Code that draws figures
====

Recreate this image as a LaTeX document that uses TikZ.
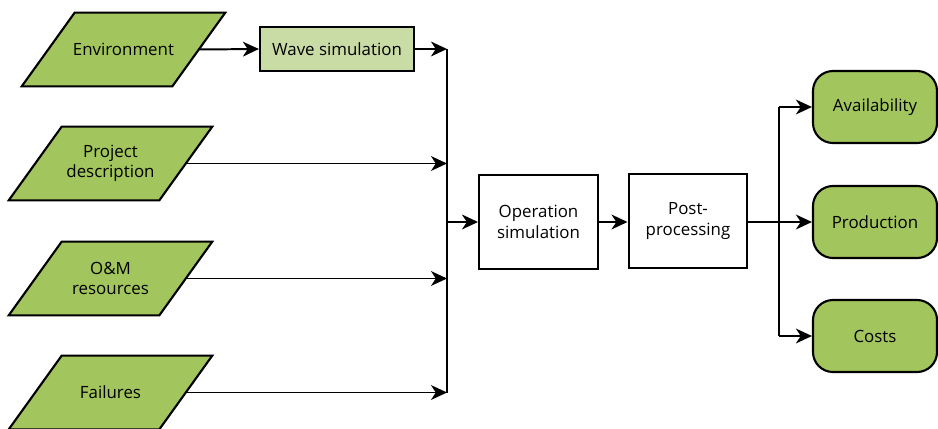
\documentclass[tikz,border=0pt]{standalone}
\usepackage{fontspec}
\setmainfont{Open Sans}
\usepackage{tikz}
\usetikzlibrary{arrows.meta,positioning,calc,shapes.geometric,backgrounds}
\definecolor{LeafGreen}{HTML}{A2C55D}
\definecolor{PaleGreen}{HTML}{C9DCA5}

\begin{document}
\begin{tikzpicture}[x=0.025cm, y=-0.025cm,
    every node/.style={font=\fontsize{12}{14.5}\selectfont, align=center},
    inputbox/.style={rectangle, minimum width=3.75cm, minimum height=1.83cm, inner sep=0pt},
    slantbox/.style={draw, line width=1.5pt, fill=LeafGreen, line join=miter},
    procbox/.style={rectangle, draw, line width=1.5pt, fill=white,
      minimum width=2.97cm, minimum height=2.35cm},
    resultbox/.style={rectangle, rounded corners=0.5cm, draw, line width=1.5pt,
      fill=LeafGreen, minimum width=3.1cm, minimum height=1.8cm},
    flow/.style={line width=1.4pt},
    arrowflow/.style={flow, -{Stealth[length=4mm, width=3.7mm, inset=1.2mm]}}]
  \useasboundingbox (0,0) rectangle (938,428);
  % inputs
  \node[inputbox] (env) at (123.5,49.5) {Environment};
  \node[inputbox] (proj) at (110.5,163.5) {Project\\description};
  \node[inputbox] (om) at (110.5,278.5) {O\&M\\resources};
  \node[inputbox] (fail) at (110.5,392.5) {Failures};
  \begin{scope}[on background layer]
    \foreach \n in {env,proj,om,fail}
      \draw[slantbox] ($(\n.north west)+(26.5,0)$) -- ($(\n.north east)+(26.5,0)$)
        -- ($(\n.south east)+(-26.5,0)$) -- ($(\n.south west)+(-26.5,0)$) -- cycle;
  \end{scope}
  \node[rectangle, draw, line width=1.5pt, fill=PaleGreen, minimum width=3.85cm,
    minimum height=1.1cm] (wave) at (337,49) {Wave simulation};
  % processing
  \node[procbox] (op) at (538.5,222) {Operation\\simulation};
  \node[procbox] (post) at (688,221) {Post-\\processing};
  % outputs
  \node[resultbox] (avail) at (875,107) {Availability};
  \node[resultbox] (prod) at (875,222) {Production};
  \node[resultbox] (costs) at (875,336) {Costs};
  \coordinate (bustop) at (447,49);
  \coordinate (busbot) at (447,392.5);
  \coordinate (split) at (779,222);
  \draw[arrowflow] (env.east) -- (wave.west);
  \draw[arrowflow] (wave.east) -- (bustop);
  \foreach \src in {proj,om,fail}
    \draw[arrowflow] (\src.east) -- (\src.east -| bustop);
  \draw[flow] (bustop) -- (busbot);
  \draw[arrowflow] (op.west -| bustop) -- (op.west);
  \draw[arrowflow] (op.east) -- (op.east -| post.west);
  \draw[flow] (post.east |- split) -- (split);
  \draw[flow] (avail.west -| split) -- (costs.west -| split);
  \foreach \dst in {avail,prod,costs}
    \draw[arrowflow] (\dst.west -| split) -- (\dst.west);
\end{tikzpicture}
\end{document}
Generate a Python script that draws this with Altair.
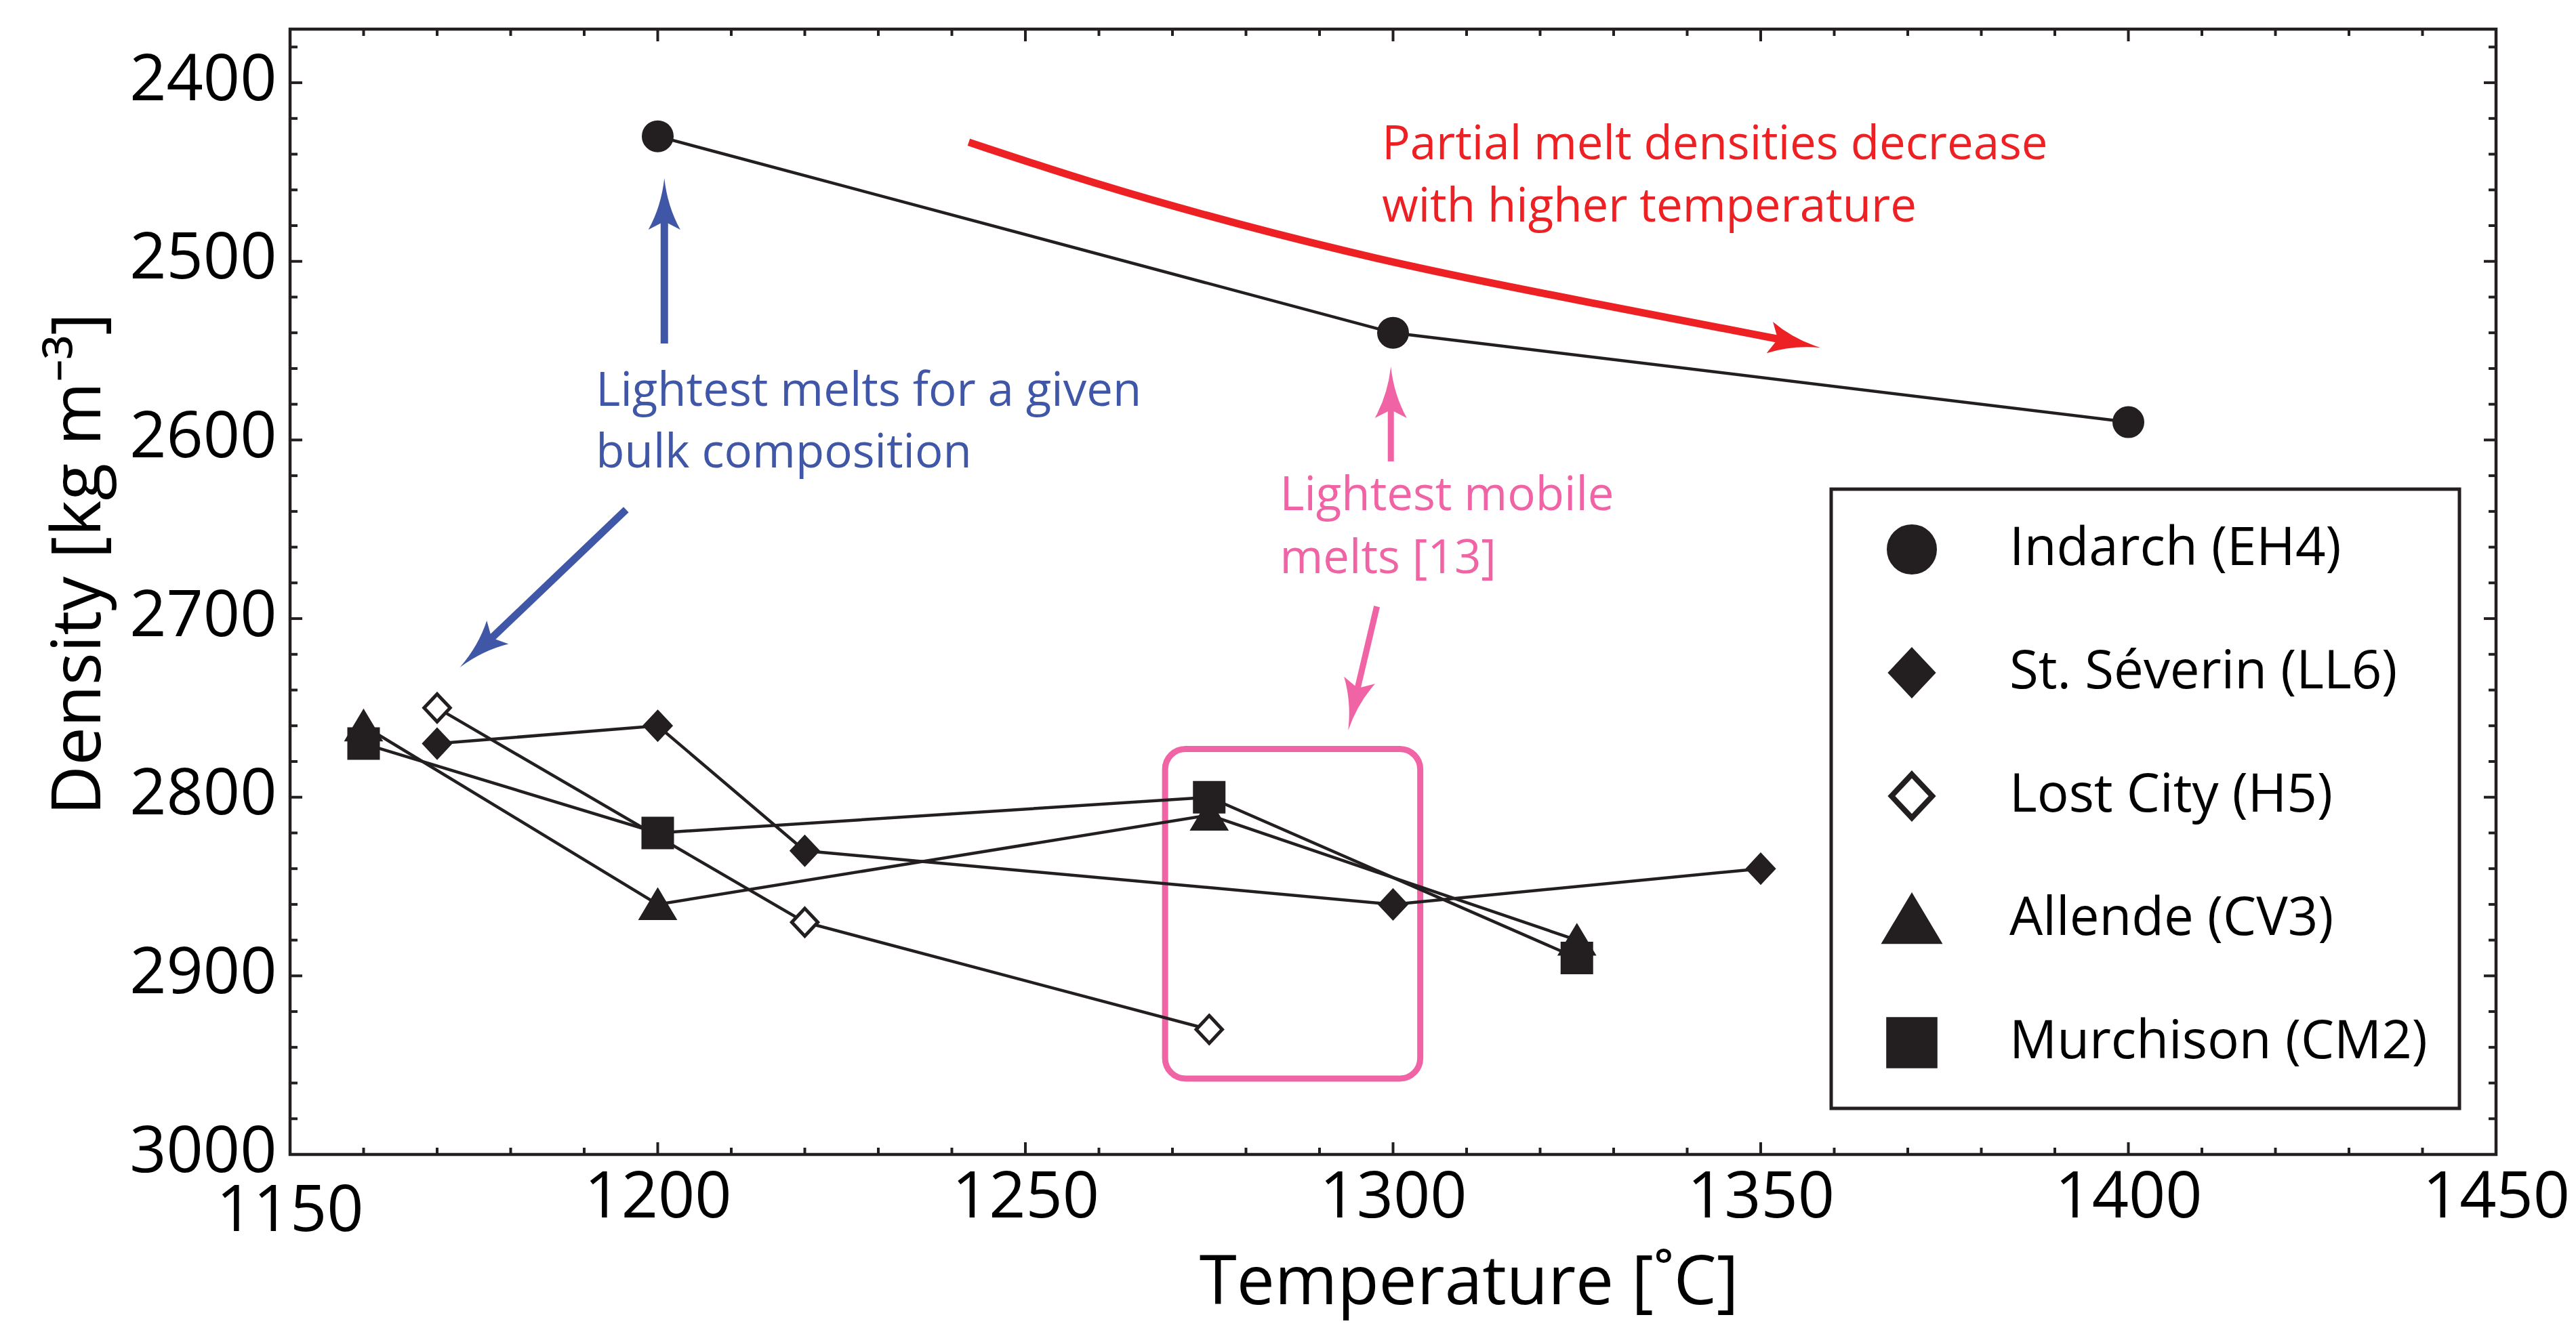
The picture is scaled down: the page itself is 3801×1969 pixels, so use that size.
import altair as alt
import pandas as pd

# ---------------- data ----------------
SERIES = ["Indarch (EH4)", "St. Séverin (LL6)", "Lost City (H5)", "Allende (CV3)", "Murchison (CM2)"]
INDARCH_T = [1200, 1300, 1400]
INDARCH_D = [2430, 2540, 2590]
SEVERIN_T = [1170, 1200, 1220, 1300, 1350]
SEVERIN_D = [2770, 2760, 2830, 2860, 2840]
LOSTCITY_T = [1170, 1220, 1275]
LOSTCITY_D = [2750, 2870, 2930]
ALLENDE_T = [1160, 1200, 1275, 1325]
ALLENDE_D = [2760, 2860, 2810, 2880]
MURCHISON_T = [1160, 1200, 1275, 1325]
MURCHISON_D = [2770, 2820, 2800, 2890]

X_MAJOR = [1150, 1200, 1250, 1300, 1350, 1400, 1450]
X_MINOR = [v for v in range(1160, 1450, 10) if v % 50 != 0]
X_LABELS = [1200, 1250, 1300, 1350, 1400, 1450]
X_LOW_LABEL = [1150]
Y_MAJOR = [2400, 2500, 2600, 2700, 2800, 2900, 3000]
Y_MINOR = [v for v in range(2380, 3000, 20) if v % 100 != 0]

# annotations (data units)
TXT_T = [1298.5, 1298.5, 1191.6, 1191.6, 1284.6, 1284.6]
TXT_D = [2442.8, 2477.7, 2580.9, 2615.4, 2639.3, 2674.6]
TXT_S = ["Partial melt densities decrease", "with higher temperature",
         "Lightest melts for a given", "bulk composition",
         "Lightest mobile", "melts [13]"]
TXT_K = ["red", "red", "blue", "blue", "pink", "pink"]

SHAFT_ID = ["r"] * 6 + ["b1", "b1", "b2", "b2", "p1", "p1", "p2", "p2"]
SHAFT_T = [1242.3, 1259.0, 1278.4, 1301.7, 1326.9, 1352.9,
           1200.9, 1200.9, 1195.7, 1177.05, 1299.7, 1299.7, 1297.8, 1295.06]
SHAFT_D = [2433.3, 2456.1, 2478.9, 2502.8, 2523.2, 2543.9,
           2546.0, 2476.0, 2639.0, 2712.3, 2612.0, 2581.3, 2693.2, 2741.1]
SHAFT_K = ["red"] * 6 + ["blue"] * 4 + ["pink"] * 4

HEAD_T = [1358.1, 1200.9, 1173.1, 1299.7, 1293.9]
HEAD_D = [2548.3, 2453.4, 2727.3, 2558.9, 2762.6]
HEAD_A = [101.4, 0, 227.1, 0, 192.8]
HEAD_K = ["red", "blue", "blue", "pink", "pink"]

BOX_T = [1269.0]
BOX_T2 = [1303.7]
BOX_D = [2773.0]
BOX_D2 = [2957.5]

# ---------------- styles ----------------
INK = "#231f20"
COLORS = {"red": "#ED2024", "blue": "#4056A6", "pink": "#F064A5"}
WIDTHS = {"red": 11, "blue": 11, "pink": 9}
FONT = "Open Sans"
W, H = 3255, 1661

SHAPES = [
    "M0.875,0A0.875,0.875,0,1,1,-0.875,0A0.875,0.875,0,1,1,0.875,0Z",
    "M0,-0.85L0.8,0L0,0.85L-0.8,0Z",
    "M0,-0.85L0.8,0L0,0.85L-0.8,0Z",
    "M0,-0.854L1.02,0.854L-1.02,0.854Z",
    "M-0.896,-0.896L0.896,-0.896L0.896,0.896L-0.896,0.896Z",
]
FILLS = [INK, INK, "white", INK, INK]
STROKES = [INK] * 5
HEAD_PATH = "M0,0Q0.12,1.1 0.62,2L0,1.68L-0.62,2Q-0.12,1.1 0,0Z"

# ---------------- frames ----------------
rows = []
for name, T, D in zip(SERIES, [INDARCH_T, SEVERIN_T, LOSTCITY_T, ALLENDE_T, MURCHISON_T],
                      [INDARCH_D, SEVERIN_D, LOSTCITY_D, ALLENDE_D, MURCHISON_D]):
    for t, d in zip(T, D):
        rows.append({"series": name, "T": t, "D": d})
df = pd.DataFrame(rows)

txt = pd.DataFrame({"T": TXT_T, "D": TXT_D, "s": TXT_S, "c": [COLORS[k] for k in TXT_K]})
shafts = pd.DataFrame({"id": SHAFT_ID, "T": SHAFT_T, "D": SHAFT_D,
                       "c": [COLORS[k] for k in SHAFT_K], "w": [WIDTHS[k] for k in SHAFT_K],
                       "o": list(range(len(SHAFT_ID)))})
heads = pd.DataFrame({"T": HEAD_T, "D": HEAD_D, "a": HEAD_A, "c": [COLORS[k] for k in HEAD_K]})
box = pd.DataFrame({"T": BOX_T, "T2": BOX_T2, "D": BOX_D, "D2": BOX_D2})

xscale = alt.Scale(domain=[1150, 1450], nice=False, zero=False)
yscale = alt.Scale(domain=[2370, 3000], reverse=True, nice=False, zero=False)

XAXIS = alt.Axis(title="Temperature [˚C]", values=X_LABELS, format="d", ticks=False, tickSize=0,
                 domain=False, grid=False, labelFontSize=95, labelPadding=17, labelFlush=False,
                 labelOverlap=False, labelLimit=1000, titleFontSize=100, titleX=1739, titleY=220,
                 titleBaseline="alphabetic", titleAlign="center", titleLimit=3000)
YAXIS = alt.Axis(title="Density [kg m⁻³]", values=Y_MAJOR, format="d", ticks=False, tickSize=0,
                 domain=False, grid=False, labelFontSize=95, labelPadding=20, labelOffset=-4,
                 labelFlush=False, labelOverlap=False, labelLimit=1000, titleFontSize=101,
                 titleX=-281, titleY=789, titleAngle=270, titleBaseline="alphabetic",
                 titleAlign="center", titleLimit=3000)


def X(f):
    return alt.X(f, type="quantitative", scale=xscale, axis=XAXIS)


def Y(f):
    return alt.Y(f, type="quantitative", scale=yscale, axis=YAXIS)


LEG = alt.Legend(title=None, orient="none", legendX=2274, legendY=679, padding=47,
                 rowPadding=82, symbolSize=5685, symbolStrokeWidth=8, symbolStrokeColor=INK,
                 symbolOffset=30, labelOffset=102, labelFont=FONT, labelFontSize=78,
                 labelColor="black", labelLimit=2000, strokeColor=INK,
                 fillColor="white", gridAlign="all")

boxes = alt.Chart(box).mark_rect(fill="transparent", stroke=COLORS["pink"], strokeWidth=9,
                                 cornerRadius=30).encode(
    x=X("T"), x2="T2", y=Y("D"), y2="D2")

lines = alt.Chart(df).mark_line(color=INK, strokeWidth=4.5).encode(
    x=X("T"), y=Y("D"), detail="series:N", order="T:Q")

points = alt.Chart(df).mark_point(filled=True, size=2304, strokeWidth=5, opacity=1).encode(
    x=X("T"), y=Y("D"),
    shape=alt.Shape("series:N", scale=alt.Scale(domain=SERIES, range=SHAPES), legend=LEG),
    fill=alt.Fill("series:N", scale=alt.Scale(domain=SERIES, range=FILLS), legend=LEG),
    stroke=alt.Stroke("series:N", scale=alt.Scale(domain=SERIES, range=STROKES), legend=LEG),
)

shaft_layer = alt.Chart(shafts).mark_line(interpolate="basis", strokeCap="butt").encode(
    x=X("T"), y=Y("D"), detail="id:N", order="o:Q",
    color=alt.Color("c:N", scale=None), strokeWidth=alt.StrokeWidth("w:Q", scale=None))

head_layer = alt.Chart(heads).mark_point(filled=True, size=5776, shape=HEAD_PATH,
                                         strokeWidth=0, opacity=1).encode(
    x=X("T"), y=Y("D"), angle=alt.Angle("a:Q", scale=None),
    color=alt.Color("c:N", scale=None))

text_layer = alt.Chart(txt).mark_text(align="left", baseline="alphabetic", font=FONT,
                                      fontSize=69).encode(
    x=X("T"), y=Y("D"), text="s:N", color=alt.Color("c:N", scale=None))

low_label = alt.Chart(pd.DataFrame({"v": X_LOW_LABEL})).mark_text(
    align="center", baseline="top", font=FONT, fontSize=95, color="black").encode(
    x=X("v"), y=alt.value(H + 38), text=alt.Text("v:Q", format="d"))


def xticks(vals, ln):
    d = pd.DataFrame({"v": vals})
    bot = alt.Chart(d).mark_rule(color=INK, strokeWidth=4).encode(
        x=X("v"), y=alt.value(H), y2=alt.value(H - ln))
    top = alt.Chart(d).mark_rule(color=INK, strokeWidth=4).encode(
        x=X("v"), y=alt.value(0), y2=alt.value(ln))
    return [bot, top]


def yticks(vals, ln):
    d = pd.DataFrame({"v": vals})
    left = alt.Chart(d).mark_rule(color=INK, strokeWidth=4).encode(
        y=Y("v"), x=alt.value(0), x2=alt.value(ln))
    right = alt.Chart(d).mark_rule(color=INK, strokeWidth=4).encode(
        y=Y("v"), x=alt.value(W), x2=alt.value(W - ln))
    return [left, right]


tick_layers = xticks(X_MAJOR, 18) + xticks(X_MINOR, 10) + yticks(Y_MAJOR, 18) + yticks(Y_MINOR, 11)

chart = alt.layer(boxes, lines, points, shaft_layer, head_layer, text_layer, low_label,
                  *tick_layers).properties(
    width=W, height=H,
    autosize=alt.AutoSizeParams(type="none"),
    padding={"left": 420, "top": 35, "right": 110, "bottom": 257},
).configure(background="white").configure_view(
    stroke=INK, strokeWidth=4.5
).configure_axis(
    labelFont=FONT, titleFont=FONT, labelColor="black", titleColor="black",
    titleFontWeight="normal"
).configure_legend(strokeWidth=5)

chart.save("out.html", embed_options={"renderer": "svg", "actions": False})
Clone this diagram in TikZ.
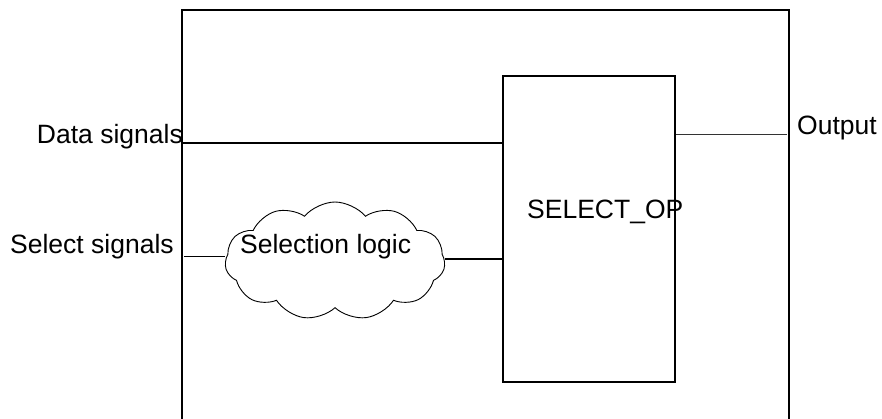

====

■ **EXERCISE DESCRIPTION**: Retype the entries above exactly, but only from the line containing "The picture is" through the line containing "MURCHISON_D = [2770, 2820, 2800, 2890]", both included.

■ **SOLUTION TO THE PROBLEM**:
The picture is scaled down: the page itself is 3801×1969 pixels, so use that size.
import altair as alt
import pandas as pd

# ---------------- data ----------------
SERIES = ["Indarch (EH4)", "St. Séverin (LL6)", "Lost City (H5)", "Allende (CV3)", "Murchison (CM2)"]
INDARCH_T = [1200, 1300, 1400]
INDARCH_D = [2430, 2540, 2590]
SEVERIN_T = [1170, 1200, 1220, 1300, 1350]
SEVERIN_D = [2770, 2760, 2830, 2860, 2840]
LOSTCITY_T = [1170, 1220, 1275]
LOSTCITY_D = [2750, 2870, 2930]
ALLENDE_T = [1160, 1200, 1275, 1325]
ALLENDE_D = [2760, 2860, 2810, 2880]
MURCHISON_T = [1160, 1200, 1275, 1325]
MURCHISON_D = [2770, 2820, 2800, 2890]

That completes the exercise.